The Scoop on Nursing Aides, Orderlies, and Attendants
Nursing Aides, Orderlies, and Attendants are the masses of folks who work with patients and professionals in Hospitals and Health Care Facilities.
What in the World Do Nursing Aides, Orderlies, and Attendants Do?
Nursing Aides work with patients in very light nursing duties and very simple medical care under the direction of Registered Nurses and Doctors. This occupation has changed names from Orderly, to Attendant and now to Nursing Aide.
Your responsibilities might include taking a patient's blood pressure or heart rate, helping a patient get ready for a procedure or helping a patient take medications. You may bring and feed them a meal, or help them bathe and get dressed. You may set up equipment, store equipment, and assist as instructed. You might help with patient recreational activities.
If you're working as a Nursing Aide you might follow the explicit instructions of a nurse, so that the nurse can focus on other tasks. In other words, you are helping the Nurse do their job and make their life easier, and you are helping the patient to stay comfortable and make their stay as easy as possible.

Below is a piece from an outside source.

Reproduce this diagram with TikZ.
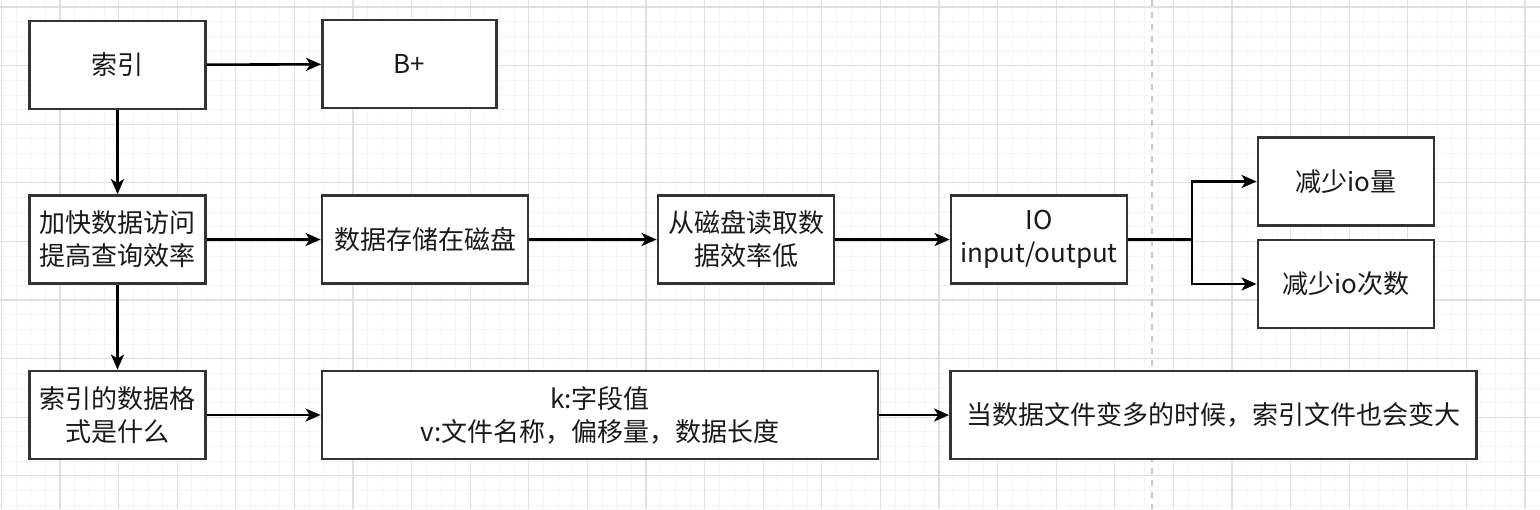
\documentclass[tikz,border=0pt]{standalone}
\usepackage{fontspec}
\setmainfont{Noto Sans CJK SC}
\usetikzlibrary{arrows.meta}
\definecolor{boxline}{HTML}{333333}
\definecolor{txt}{HTML}{1A1A1A}

\begin{document}
\begin{tikzpicture}[x=0.5pt, y=-0.5pt,
    box/.style={draw=boxline, line width=1.4pt, fill=white, text=txt,
      minimum height=44pt, inner sep=2pt, align=center,
      font=\fontsize{13}{16.5}\selectfont},
    arr/.style={line width=1.3pt, -{Stealth[length=7.5pt, width=6.5pt, inset=2pt]}},
    gridminor/.style={draw=black!4, line width=0.4pt},
    gridmajor/.style={draw=black!12, line width=0.6pt}]
        \useasboundingbox (0,0) rectangle (1540,509);
        \fill[white] (0,0) rectangle (1540,509);

        % grade de fundo
        \foreach \k in {0,...,104}
          \draw[gridminor] ({1.4+14.65*\k},0) -- ({1.4+14.65*\k},509);
        \foreach \k in {0,...,34}
          \draw[gridminor] (0,{7+14.65*\k}) -- (1540,{7+14.65*\k});
        \foreach \k in {0,...,26}
          \draw[gridmajor] ({1.4+58.6*\k},0) -- ({1.4+58.6*\k},509);
        \foreach \k in {0,...,8}
          \draw[gridmajor] (0,{7+58.6*\k}) -- (1540,{7+58.6*\k});
        \draw[black!22, dashed, line width=0.6pt] (1152,0) -- (1152,509);

        % primeira linha
        \node[box, minimum width=88pt] (suoyin) at (117.5,65) {索引};
        \node[box, minimum width=87pt] (bplus) at (409.5,64) {B+};

        % segunda linha
        \node[box, minimum width=88pt] (jiakuai) at (117.5,239.5) {加快数据访问\\提高查询效率};
        \node[box, minimum width=103pt] (cunchu) at (425,239.5) {数据存储在磁盘};
        \node[box, minimum width=88pt] (duqu) at (746,239.5) {从磁盘读取数\\据效率低};
        \node[box, minimum width=88pt] (io) at (1039,239.5) {IO\\input/output};
        \node[box, minimum width=88pt] (liang) at (1346,181.5) {减少io量};
        \node[box, minimum width=88pt] (cishu) at (1346,284) {减少io次数};

        % terceira linha
        \node[box, minimum width=88pt] (geshi) at (117.5,415) {索引的数据格\\式是什么};
        \node[box, minimum width=278pt] (kv) at (600,415) {k:字段值\\v:文件名称，偏移量，数据长度};
        \node[box, minimum width=263pt] (dang) at (1213.5,415) {当数据文件变多的时候，索引文件也会变大};

        % setas
        \draw[arr] (suoyin) -- (bplus);
        \draw[arr] (suoyin) -- (jiakuai);
        \draw[arr] (jiakuai) -- (geshi);
        \draw[arr] (jiakuai) -- (cunchu);
        \draw[arr] (cunchu) -- (duqu);
        \draw[arr] (duqu) -- (io);
        \coordinate (fork) at (1192,239.5);
        \draw[line width=1.3pt] (io) -- (fork);
        \draw[arr] (fork) |- (liang);
        \draw[arr] (fork) |- (cishu);
        \draw[arr] (geshi) -- (kv);
        \draw[arr] (kv) -- (dang);
    \end{tikzpicture}
\end{document}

What Kind of Training do I need (A.K.A. - Will I have to go to School?)
Becoming a Nursing Aide is simpler than you might think. The Federal Government usually requires you complete a competency test, and many States require the passage of a certification program to work as a Nursing Aide. Because States vary in their requirements, you will need to check with your State Medical Board to see what the requirements are where you live.

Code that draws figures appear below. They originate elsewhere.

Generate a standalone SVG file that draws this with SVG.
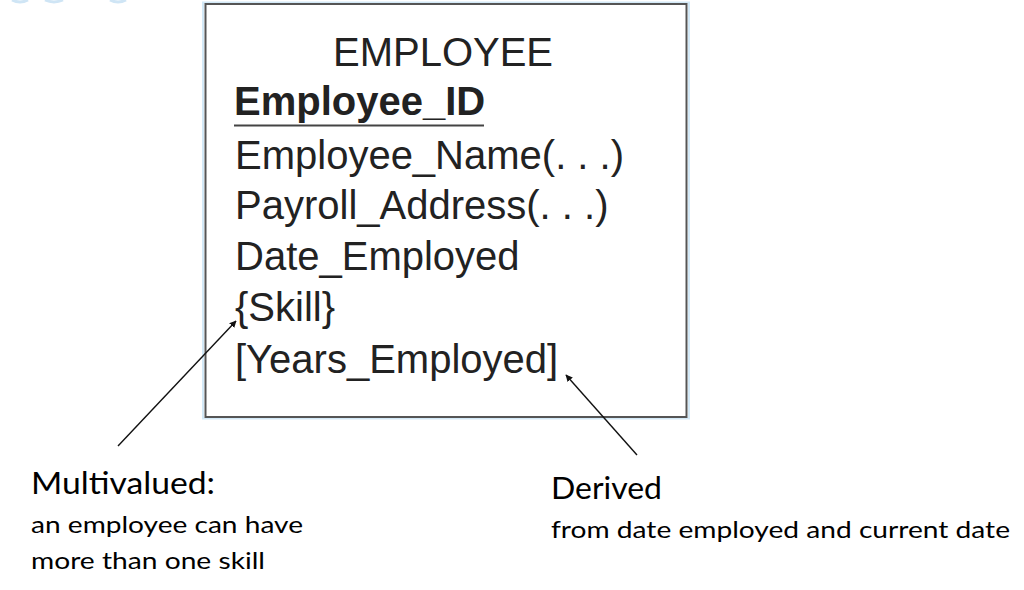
<svg xmlns="http://www.w3.org/2000/svg" width="1024" height="590" viewBox="0 0 1024 590">
<style>
.ent{font-family:"Liberation Sans",Arial,sans-serif;font-size:40px;fill:#222}
.b{font-weight:bold}
.note{font-family:Lato,"Open Sans",sans-serif;fill:#000}
.big{font-size:31px}
.small{font-size:24px}
.conn{stroke:#111;stroke-width:1.4;fill:none;marker-end:url(#ah)}
</style>
<defs>
<marker id="ah" viewBox="0 0 10 10" refX="9" refY="5" markerWidth="7" markerHeight="7" markerUnits="userSpaceOnUse" orient="auto">
<path d="M0,0 L10,5 L0,10 z" fill="#111"/>
</marker>
</defs>
<rect width="1024" height="590" fill="#fff"/>
<g id="deco" fill="none" stroke="#cfe5f5" stroke-width="3">
<path d="M12,0 Q20,4 28,0"/>
<path d="M45,0 Q54,4 63,0"/>
<path d="M110,0 Q118,4 126,0"/>
</g>
<g id="employee">
<rect x="203" y="2.5" width="486" height="416" fill="none" stroke="#d3e9f7" stroke-width="2"/>
<rect x="205.5" y="4" width="481" height="413" fill="#fff" stroke="#555" stroke-width="2"/>
<text class="ent" x="443" y="66" text-anchor="middle">EMPLOYEE</text>
<text class="ent b" x="234" y="115">Employee_ID</text>
<line x1="234" y1="125.5" x2="484" y2="125.5" stroke="#444" stroke-width="2"/>
<text class="ent" x="235" y="169">Employee_Name(. . .)</text>
<text class="ent" x="235" y="219">Payroll_Address(. . .)</text>
<text class="ent" x="235" y="270">Date_Employed</text>
<text class="ent" x="235" y="321">{Skill}</text>
<text class="ent" x="235" y="373">[Years_Employed]</text>
</g>
<g id="connectors">
<line class="conn" x1="118" y1="446" x2="236" y2="321"/>
<line class="conn" x1="637" y1="455" x2="566" y2="375"/>
</g>
<g id="multivalued-note">
<text class="note big" x="31" y="494" textLength="184" lengthAdjust="spacingAndGlyphs">Multivalued:</text>
<text class="note small" x="31" y="533" textLength="272" lengthAdjust="spacingAndGlyphs">an employee can have</text>
<text class="note small" x="31" y="569" textLength="234" lengthAdjust="spacingAndGlyphs">more than one skill</text>
</g>
<g id="derived-note">
<text class="note big" x="551" y="499" textLength="111" lengthAdjust="spacingAndGlyphs">Derived</text>
<text class="note small" x="551" y="538" textLength="459" lengthAdjust="spacingAndGlyphs">from date employed and current date</text>
</g>
</svg>
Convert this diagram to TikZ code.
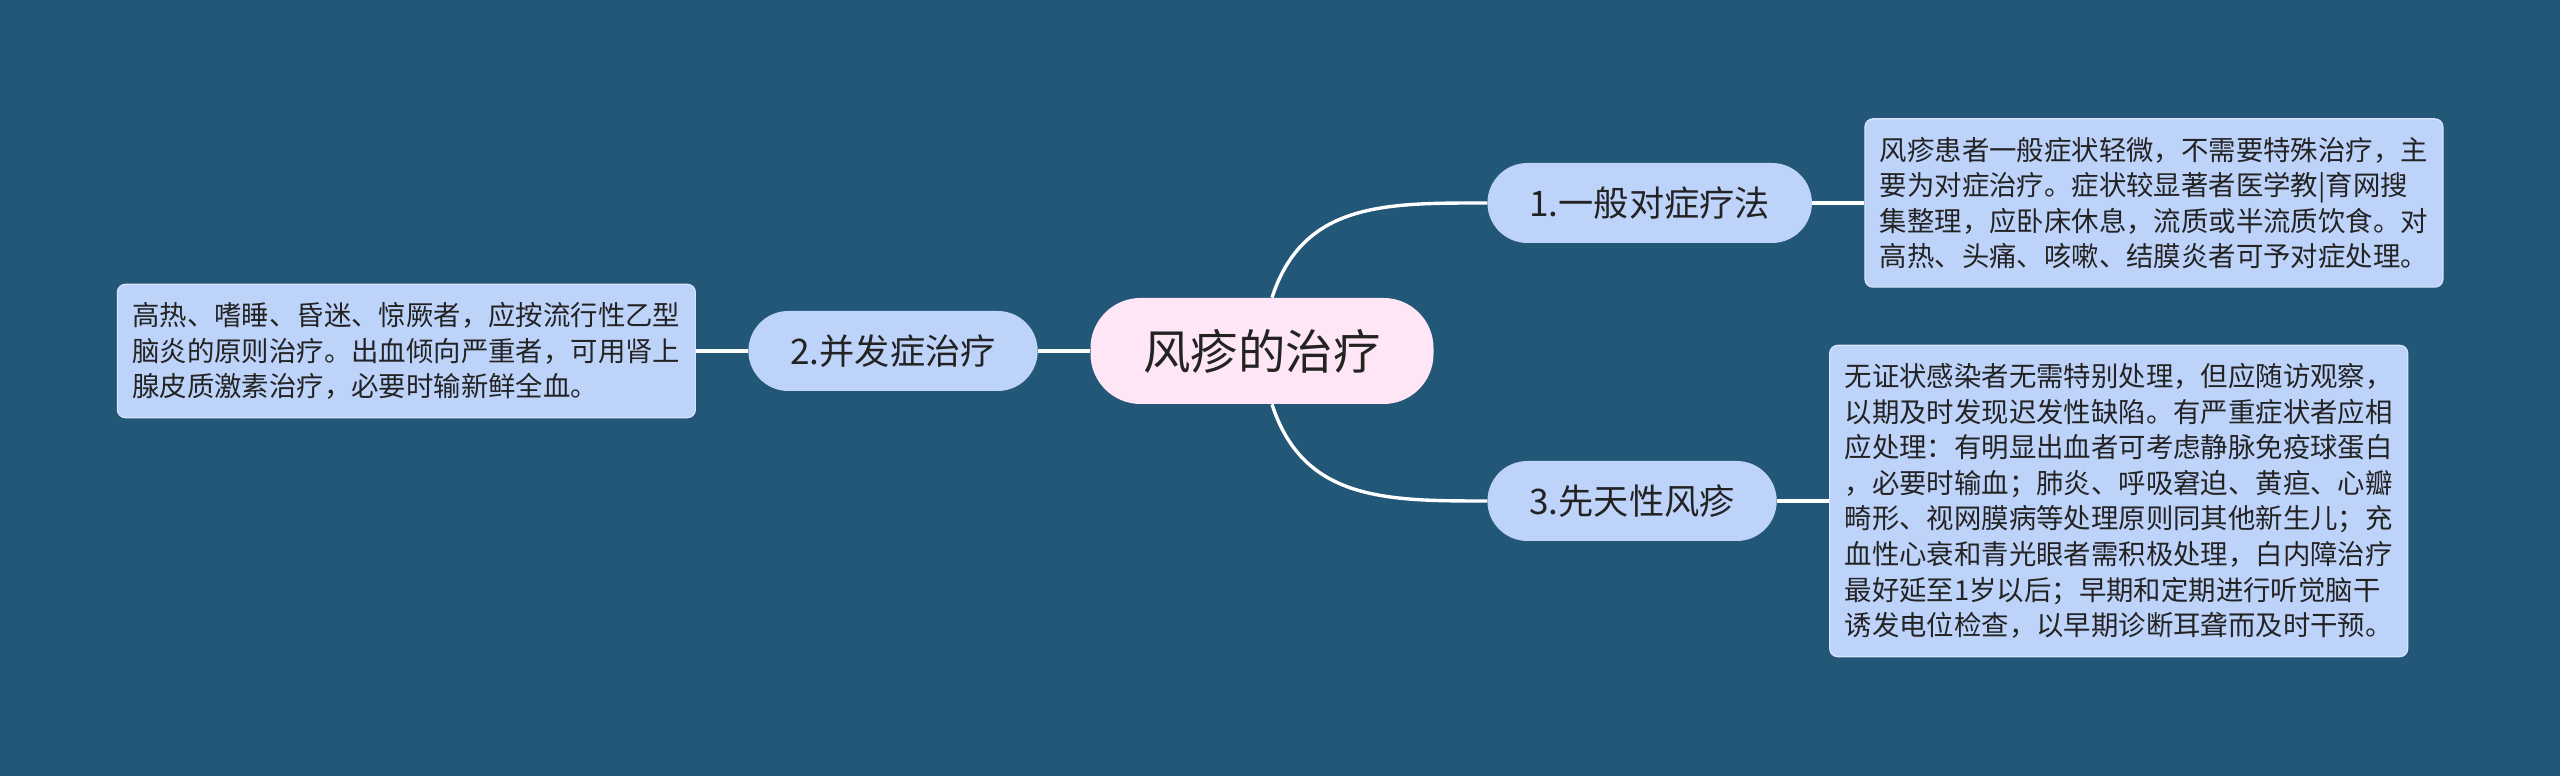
\documentclass[tikz,border=0pt]{standalone}
\usepackage{fontspec}
\setmainfont{Noto Sans CJK SC}
\usetikzlibrary{positioning}
\definecolor{mapbg}{RGB}{35,87,120}
\definecolor{nodefill}{RGB}{190,211,250}
\definecolor{rootfill}{RGB}{255,230,246}
\definecolor{leafline}{RGB}{215,228,252}
\definecolor{inktext}{RGB}{35,35,35}

\begin{document}
\begin{tikzpicture}[x=0.5pt,y=0.5pt,
    mind root/.style={rectangle, fill=rootfill, rounded corners=25pt, text=inktext, font=\fontsize{23.7}{28}\selectfont, inner xsep=26.5pt, minimum height=53pt},
    mind branch/.style={rectangle, fill=nodefill, rounded corners=20pt, text=inktext, font=\fontsize{17.6}{21}\selectfont, inner xsep=21pt, minimum height=40pt},
    mind leaf/.style={rectangle, draw=leafline, line width=0.6pt, fill=nodefill, rounded corners=4pt, text=inktext, font=\fontsize{13.7}{17.8}\selectfont, text width=274pt, align=left, inner xsep=7.5pt, inner ysep=9pt},
    mind line/.style={draw=white, line width=1.7pt}]
    \fill[mapbg] (0,0) rectangle (2560,776);
    \node[mind root] (R) at (1262,425) {风疹的治疗};
    \node[mind branch, anchor=west] (B1) at (1487,573) {1.一般对症疗法};
    \node[mind branch] (B2) [left=26pt of R] {2.并发症治疗};
    \node[mind branch, anchor=west] (B3) at (1487,275) {3.先天性风疹};
    \node[mind leaf] (L1) [right=26pt of B1] {风疹患者一般症状轻微，不需要特殊治疗，主\\要为对症治疗。症状较显著者医学教|育网搜\\集整理，应卧床休息，流质或半流质饮食。对\\高热、头痛、咳嗽、结膜炎者可予对症处理。};
    \node[mind leaf] (L2) [left=26pt of B2] {高热、嗜睡、昏迷、惊厥者，应按流行性乙型\\脑炎的原则治疗。出血倾向严重者，可用肾上\\腺皮质激素治疗，必要时输新鲜全血。};
    \node[mind leaf] (L3) [right=26pt of B3] {无证状感染者无需特别处理，但应随访观察，\\以期及时发现迟发性缺陷。有严重症状者应相\\应处理：有明显出血者可考虑静脉免疫球蛋白\\，必要时输血；肺炎、呼吸窘迫、黄疸、心瓣\\畸形、视网膜病等处理原则同其他新生儿；充\\血性心衰和青光眼者需积极处理，白内障治疗\\最好延至1岁以后；早期和定期进行听觉脑干\\诱发电位检查，以早期诊断耳聋而及时干预。};
    % connectors
    \draw[mind line] ([xshift=5pt]R.north) to[out=72,in=180,looseness=1.1] (B1.west);
    \draw[mind line] ([xshift=5pt]R.south) to[out=-72,in=180,looseness=1.1] (B3.west);
    \draw[mind line] (R.west) -- (B2.east);
    \draw[mind line] (B1.east) -- (L1.west);
    \draw[mind line] (B2.west) -- (L2.east);
    \draw[mind line] (B3.east) -- (L3.west);
\end{tikzpicture}
\end{document}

Once you complete your training program (typically a 75 hour class), then you will become a CAN (Certified Nurses Aide), and you can be placed on a State Listing of Nurse's Aides.
How Do I get One of These Jobs Anyways?
This is another instance where you have to go where the patients are. The reality of this job is that you can work in ANY health care facility ANYWHERE with no problem. Hospitals, mental health care facilities, nursing homes, hospice care centers, convalescent homes, and specialty health care clinics all need Nursing Aides.
Since most jobs are easy to find you simply have to hit the ground hard and make sure that you are looking around to find the best job for you. Because you can work just about anywhere, you should be able to get a job where the hours fit your life, family, and/or school.
Advancement in this field means that you are working towards certification in another medical field. The reality is that you can only advance as a nursing aide if you get into management of other nurse's aides in a hospital or clinic. You might become the "Director of Nurse's Aides" in a hospital where you could then get further into the administration of healthcare. This would take you out of direct patient contact, but it is a good career move from a business perspective. Either way, you're not just going to be giving a Mr. Thompson a sponge bath your whole life.